--- BEGIN RECORDS PROVIDED ---

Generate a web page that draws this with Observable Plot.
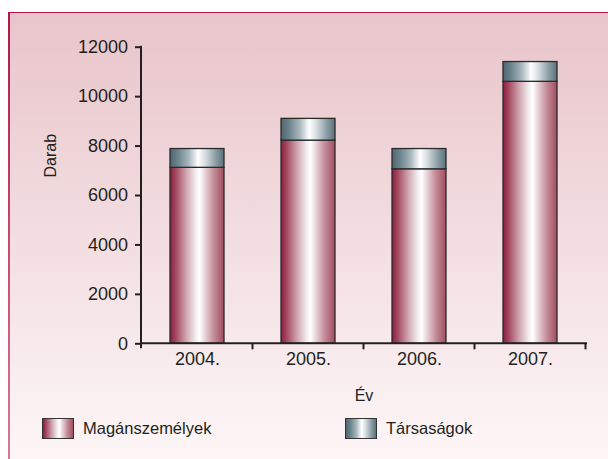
<!DOCTYPE html>
<html>
<head>
<meta charset="utf-8">
<script src="https://cdn.jsdelivr.net/npm/d3@7"></script>
<script src="https://cdn.jsdelivr.net/npm/@observablehq/plot@0.6"></script>
<style>
  body { margin: 0; background: #fff; font-family: "Liberation Sans", Arial, sans-serif; color: #231f20; }
  #wrap { position: relative; width: 608px; height: 459px; overflow: hidden; }
  #bg { position: absolute; left: 8px; top: 12px; right: 0; bottom: 0;
        background: linear-gradient(#e8c5ca, #fdf6f7); border-top: 1.5px solid #b3154a; }
  #lb { position: absolute; left: 8px; top: 12px; width: 1.5px; bottom: 0;
        background: linear-gradient(#b3154a, #d8789c); }
  #chart { position: absolute; left: 0; top: 0; }
  .leg { position: absolute; top: 418px; display: flex; align-items: center; font-size: 16.5px; }
  .sw { width: 30px; height: 19px; border: 1px solid #333; margin-right: 9px; box-sizing: content-box; }
</style>
</head>
<body>
<div id="wrap">
  <div id="bg"></div>
  <div id="lb"></div>
  <div id="chart"></div>
  <div id="legend"></div>
</div>
<script>
const years = ["2004.", "2005.", "2006.", "2007."];
const seriesNames = ["Magánszemélyek", "Társaságok"];
const maganszemelyek = [7120, 8220, 7060, 10600];
const tarsasagok = [760, 880, 820, 800];
const yTicks = [0, 2000, 4000, 6000, 8000, 10000, 12000];
const xTitle = "Év";
const yTitle = "Darab";

const rows = [
  ...years.map((y, i) => ({year: y, series: seriesNames[0], value: maganszemelyek[i]})),
  ...years.map((y, i) => ({year: y, series: seriesNames[1], value: tarsasagok[i]}))
];

const magStops = [[0,"#8c1d42"],[0.1,"#a2465d"],[0.3,"#d0a5b0"],[0.48,"#f4eef0"],[0.55,"#ffffff"],[0.62,"#eedfe3"],[0.8,"#c5909c"],[1,"#a24d60"]];
const tarStops = [[0,"#4e6670"],[0.15,"#6d848d"],[0.35,"#a9b8be"],[0.52,"#ffffff"],[0.65,"#d6dee1"],[0.85,"#8a9da4"],[1,"#5a717b"]];

function defsMark() {
  const defs = d3.create("svg:defs");
  for (const [id, stops] of [["gMag", magStops], ["gTar", tarStops]]) {
    const lg = defs.append("linearGradient").attr("id", id).attr("x1", 0).attr("x2", 1).attr("y1", 0).attr("y2", 0);
    for (const [o, c] of stops) lg.append("stop").attr("offset", o).attr("stop-color", c);
  }
  return defs.node();
}

function axesLines(index, scales, values, dims) {
  const x = scales.x, y = scales.y;
  const g = d3.create("svg:g").attr("stroke", "#231f20").attr("stroke-width", 2).attr("fill", "none");
  const x0 = dims.marginLeft, x1 = dims.width - dims.marginRight;
  const y0 = y(0), yTop = y(12000);
  g.append("line").attr("x1", x0).attr("x2", x0).attr("y1", yTop - 1).attr("y2", y0 + 5);
  g.append("line").attr("x1", x0).attr("x2", x1 + 1).attr("y1", y0).attr("y2", y0);
  const step = x.step ? x.step() : scales.scales.x.step;
  const bw = x.bandwidth ? x.bandwidth() : scales.scales.x.bandwidth;
  const edges = years.map(yr => x(yr) - (step - bw) / 2);
  edges.push(x(years[years.length - 1]) + bw + (step - bw) / 2);
  for (const e of edges.slice(1)) {
    g.append("line").attr("x1", e).attr("x2", e).attr("y1", y0).attr("y2", y0 + 6);
  }
  return g.node();
}

const plot = Plot.plot({
  width: 608,
  height: 410,
  marginLeft: 141,
  marginRight: 22,
  marginTop: 46.7,
  marginBottom: 66.7,
  style: {background: "transparent", fontFamily: "'Liberation Sans', Arial, sans-serif", color: "#231f20", overflow: "visible"},
  x: {domain: years, paddingInner: 0.51, paddingOuter: 0.255, label: null},
  y: {domain: [0, 12000], label: null},
  color: {domain: seriesNames, range: ["url(#gMag)", "url(#gTar)"]},
  marks: [
    defsMark,
    Plot.barY(rows, {x: "year", y: "value", fill: "series", stroke: "#2a2a2a", strokeWidth: 1.3}),
    Plot.axisY({ticks: yTicks, tickSize: 6, tickPadding: 7.5, fontSize: 18, strokeWidth: 2, tickFormat: d => String(d), label: null}),
    Plot.axisX({tickSize: 0, tickPadding: 8, fontSize: 18, label: null}),
    axesLines,
    Plot.text([xTitle], {frameAnchor: "bottom", lineAnchor: "middle", dy: 51.6, fontSize: 16, fill: "#231f20"}),
    Plot.text([yTitle], {frameAnchor: "left", rotate: -90, dx: -91, dy: -18, fontSize: 16, fill: "#231f20"})
  ]
});
document.getElementById("chart").appendChild(plot);

const legend = document.getElementById("legend");
const legendGrad = [
  "linear-gradient(to right," + magStops.map(([o, c]) => c + " " + (o * 100) + "%").join(",") + ")",
  "linear-gradient(to right," + tarStops.map(([o, c]) => c + " " + (o * 100) + "%").join(",") + ")"
];
const legendLeft = [42, 345];
seriesNames.forEach((name, i) => {
  const item = document.createElement("div");
  item.className = "leg";
  item.style.left = legendLeft[i] + "px";
  const sw = document.createElement("div");
  sw.className = "sw";
  sw.style.background = legendGrad[i];
  const t = document.createElement("span");
  t.textContent = name;
  item.appendChild(sw);
  item.appendChild(t);
  legend.appendChild(item);
});
</script>
</body>
</html>
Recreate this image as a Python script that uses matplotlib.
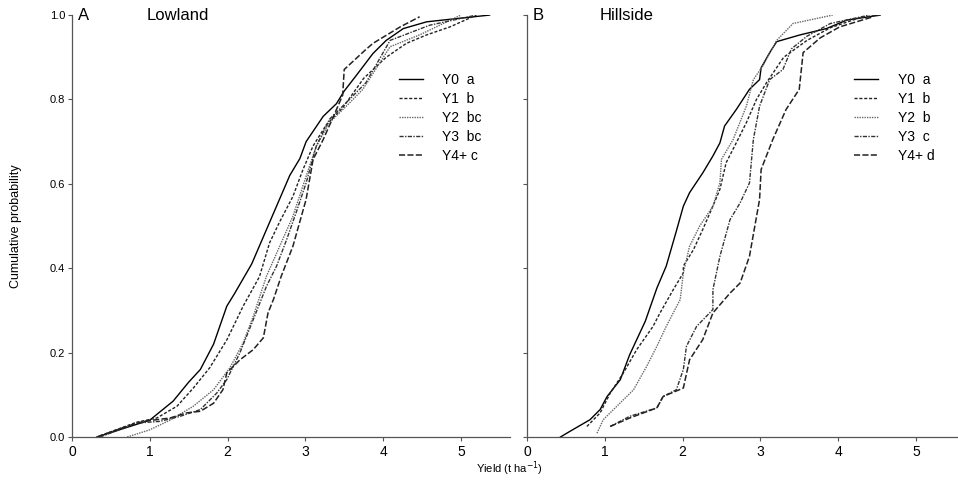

--- END RECORDS PROVIDED ---

GOAL OF THE EXERCISE
Go through the material above and print all of it exactly, except the pictures.

WRITTEN ANSWER
Generate a web page that draws this with Observable Plot.
<!DOCTYPE html>
<html>
<head>
<meta charset="utf-8">
<script src="https://cdn.jsdelivr.net/npm/d3@7"></script>
<script src="https://cdn.jsdelivr.net/npm/@observablehq/plot@0.6"></script>
<style>
  body { margin: 0; background: #fff; font-family: "Liberation Sans", Arial, sans-serif; color: #231f20; }
  #wrap { position: relative; width: 608px; height: 459px; overflow: hidden; }
  #bg { position: absolute; left: 8px; top: 12px; right: 0; bottom: 0;
        background: linear-gradient(#e8c5ca, #fdf6f7); border-top: 1.5px solid #b3154a; }
  #lb { position: absolute; left: 8px; top: 12px; width: 1.5px; bottom: 0;
        background: linear-gradient(#b3154a, #d8789c); }
  #chart { position: absolute; left: 0; top: 0; }
  .leg { position: absolute; top: 418px; display: flex; align-items: center; font-size: 16.5px; }
  .sw { width: 30px; height: 19px; border: 1px solid #333; margin-right: 9px; box-sizing: content-box; }
</style>
</head>
<body>
<div id="wrap">
  <div id="bg"></div>
  <div id="lb"></div>
  <div id="chart"></div>
  <div id="legend"></div>
</div>
<script>
const years = ["2004.", "2005.", "2006.", "2007."];
const seriesNames = ["Magánszemélyek", "Társaságok"];
const maganszemelyek = [7120, 8220, 7060, 10600];
const tarsasagok = [760, 880, 820, 800];
const yTicks = [0, 2000, 4000, 6000, 8000, 10000, 12000];
const xTitle = "Év";
const yTitle = "Darab";

const rows = [
  ...years.map((y, i) => ({year: y, series: seriesNames[0], value: maganszemelyek[i]})),
  ...years.map((y, i) => ({year: y, series: seriesNames[1], value: tarsasagok[i]}))
];

const magStops = [[0,"#8c1d42"],[0.1,"#a2465d"],[0.3,"#d0a5b0"],[0.48,"#f4eef0"],[0.55,"#ffffff"],[0.62,"#eedfe3"],[0.8,"#c5909c"],[1,"#a24d60"]];
const tarStops = [[0,"#4e6670"],[0.15,"#6d848d"],[0.35,"#a9b8be"],[0.52,"#ffffff"],[0.65,"#d6dee1"],[0.85,"#8a9da4"],[1,"#5a717b"]];

function defsMark() {
  const defs = d3.create("svg:defs");
  for (const [id, stops] of [["gMag", magStops], ["gTar", tarStops]]) {
    const lg = defs.append("linearGradient").attr("id", id).attr("x1", 0).attr("x2", 1).attr("y1", 0).attr("y2", 0);
    for (const [o, c] of stops) lg.append("stop").attr("offset", o).attr("stop-color", c);
  }
  return defs.node();
}

function axesLines(index, scales, values, dims) {
  const x = scales.x, y = scales.y;
  const g = d3.create("svg:g").attr("stroke", "#231f20").attr("stroke-width", 2).attr("fill", "none");
  const x0 = dims.marginLeft, x1 = dims.width - dims.marginRight;
  const y0 = y(0), yTop = y(12000);
  g.append("line").attr("x1", x0).attr("x2", x0).attr("y1", yTop - 1).attr("y2", y0 + 5);
  g.append("line").attr("x1", x0).attr("x2", x1 + 1).attr("y1", y0).attr("y2", y0);
  const step = x.step ? x.step() : scales.scales.x.step;
  const bw = x.bandwidth ? x.bandwidth() : scales.scales.x.bandwidth;
  const edges = years.map(yr => x(yr) - (step - bw) / 2);
  edges.push(x(years[years.length - 1]) + bw + (step - bw) / 2);
  for (const e of edges.slice(1)) {
    g.append("line").attr("x1", e).attr("x2", e).attr("y1", y0).attr("y2", y0 + 6);
  }
  return g.node();
}

const plot = Plot.plot({
  width: 608,
  height: 410,
  marginLeft: 141,
  marginRight: 22,
  marginTop: 46.7,
  marginBottom: 66.7,
  style: {background: "transparent", fontFamily: "'Liberation Sans', Arial, sans-serif", color: "#231f20", overflow: "visible"},
  x: {domain: years, paddingInner: 0.51, paddingOuter: 0.255, label: null},
  y: {domain: [0, 12000], label: null},
  color: {domain: seriesNames, range: ["url(#gMag)", "url(#gTar)"]},
  marks: [
    defsMark,
    Plot.barY(rows, {x: "year", y: "value", fill: "series", stroke: "#2a2a2a", strokeWidth: 1.3}),
    Plot.axisY({ticks: yTicks, tickSize: 6, tickPadding: 7.5, fontSize: 18, strokeWidth: 2, tickFormat: d => String(d), label: null}),
    Plot.axisX({tickSize: 0, tickPadding: 8, fontSize: 18, label: null}),
    axesLines,
    Plot.text([xTitle], {frameAnchor: "bottom", lineAnchor: "middle", dy: 51.6, fontSize: 16, fill: "#231f20"}),
    Plot.text([yTitle], {frameAnchor: "left", rotate: -90, dx: -91, dy: -18, fontSize: 16, fill: "#231f20"})
  ]
});
document.getElementById("chart").appendChild(plot);

const legend = document.getElementById("legend");
const legendGrad = [
  "linear-gradient(to right," + magStops.map(([o, c]) => c + " " + (o * 100) + "%").join(",") + ")",
  "linear-gradient(to right," + tarStops.map(([o, c]) => c + " " + (o * 100) + "%").join(",") + ")"
];
const legendLeft = [42, 345];
seriesNames.forEach((name, i) => {
  const item = document.createElement("div");
  item.className = "leg";
  item.style.left = legendLeft[i] + "px";
  const sw = document.createElement("div");
  sw.className = "sw";
  sw.style.background = legendGrad[i];
  const t = document.createElement("span");
  t.textContent = name;
  item.appendChild(sw);
  item.appendChild(t);
  legend.appendChild(item);
});
</script>
</body>
</html>
Recreate this image as a Python script that uses matplotlib.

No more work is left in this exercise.